Write out the listing exactly as it is given.

————————

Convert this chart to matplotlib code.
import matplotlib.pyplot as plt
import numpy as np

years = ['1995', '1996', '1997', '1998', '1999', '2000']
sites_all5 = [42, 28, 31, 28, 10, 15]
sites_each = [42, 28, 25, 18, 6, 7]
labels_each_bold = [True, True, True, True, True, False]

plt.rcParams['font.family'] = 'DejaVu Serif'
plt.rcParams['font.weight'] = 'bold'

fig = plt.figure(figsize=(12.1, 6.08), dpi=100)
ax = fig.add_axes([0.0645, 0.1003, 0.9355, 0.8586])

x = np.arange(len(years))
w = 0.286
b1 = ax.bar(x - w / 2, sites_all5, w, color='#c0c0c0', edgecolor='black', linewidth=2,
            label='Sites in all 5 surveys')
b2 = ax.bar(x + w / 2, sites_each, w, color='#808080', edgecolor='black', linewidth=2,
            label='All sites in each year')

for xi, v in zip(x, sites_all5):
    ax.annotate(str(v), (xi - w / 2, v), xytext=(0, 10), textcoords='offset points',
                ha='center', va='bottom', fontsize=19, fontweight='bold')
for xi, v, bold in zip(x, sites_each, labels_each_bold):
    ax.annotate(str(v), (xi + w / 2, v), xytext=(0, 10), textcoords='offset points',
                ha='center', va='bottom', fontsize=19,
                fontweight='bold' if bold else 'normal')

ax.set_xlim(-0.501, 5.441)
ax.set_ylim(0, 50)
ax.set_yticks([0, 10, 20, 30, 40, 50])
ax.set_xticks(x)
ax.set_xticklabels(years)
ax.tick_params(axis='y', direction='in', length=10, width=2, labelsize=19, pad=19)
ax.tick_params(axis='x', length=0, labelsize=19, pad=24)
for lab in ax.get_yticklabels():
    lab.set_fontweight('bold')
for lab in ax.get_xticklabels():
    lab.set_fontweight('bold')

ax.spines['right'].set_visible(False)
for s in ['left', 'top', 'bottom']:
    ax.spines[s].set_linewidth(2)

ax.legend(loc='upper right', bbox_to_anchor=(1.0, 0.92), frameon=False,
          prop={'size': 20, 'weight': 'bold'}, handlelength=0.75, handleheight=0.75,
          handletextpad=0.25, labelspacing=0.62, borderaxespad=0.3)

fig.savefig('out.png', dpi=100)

————————

Solution to the problem >>
Convert this chart to matplotlib code.
import matplotlib.pyplot as plt
import numpy as np

years = ['1995', '1996', '1997', '1998', '1999', '2000']
sites_all5 = [42, 28, 31, 28, 10, 15]
sites_each = [42, 28, 25, 18, 6, 7]
labels_each_bold = [True, True, True, True, True, False]

plt.rcParams['font.family'] = 'DejaVu Serif'
plt.rcParams['font.weight'] = 'bold'

fig = plt.figure(figsize=(12.1, 6.08), dpi=100)
ax = fig.add_axes([0.0645, 0.1003, 0.9355, 0.8586])

x = np.arange(len(years))
w = 0.286
b1 = ax.bar(x - w / 2, sites_all5, w, color='#c0c0c0', edgecolor='black', linewidth=2,
            label='Sites in all 5 surveys')
b2 = ax.bar(x + w / 2, sites_each, w, color='#808080', edgecolor='black', linewidth=2,
            label='All sites in each year')

for xi, v in zip(x, sites_all5):
    ax.annotate(str(v), (xi - w / 2, v), xytext=(0, 10), textcoords='offset points',
                ha='center', va='bottom', fontsize=19, fontweight='bold')
for xi, v, bold in zip(x, sites_each, labels_each_bold):
    ax.annotate(str(v), (xi + w / 2, v), xytext=(0, 10), textcoords='offset points',
                ha='center', va='bottom', fontsize=19,
                fontweight='bold' if bold else 'normal')

ax.set_xlim(-0.501, 5.441)
ax.set_ylim(0, 50)
ax.set_yticks([0, 10, 20, 30, 40, 50])
ax.set_xticks(x)
ax.set_xticklabels(years)
ax.tick_params(axis='y', direction='in', length=10, width=2, labelsize=19, pad=19)
ax.tick_params(axis='x', length=0, labelsize=19, pad=24)
for lab in ax.get_yticklabels():
    lab.set_fontweight('bold')
for lab in ax.get_xticklabels():
    lab.set_fontweight('bold')

ax.spines['right'].set_visible(False)
for s in ['left', 'top', 'bottom']:
    ax.spines[s].set_linewidth(2)

ax.legend(loc='upper right', bbox_to_anchor=(1.0, 0.92), frameon=False,
          prop={'size': 20, 'weight': 'bold'}, handlelength=0.75, handleheight=0.75,
          handletextpad=0.25, labelspacing=0.62, borderaxespad=0.3)

fig.savefig('out.png', dpi=100)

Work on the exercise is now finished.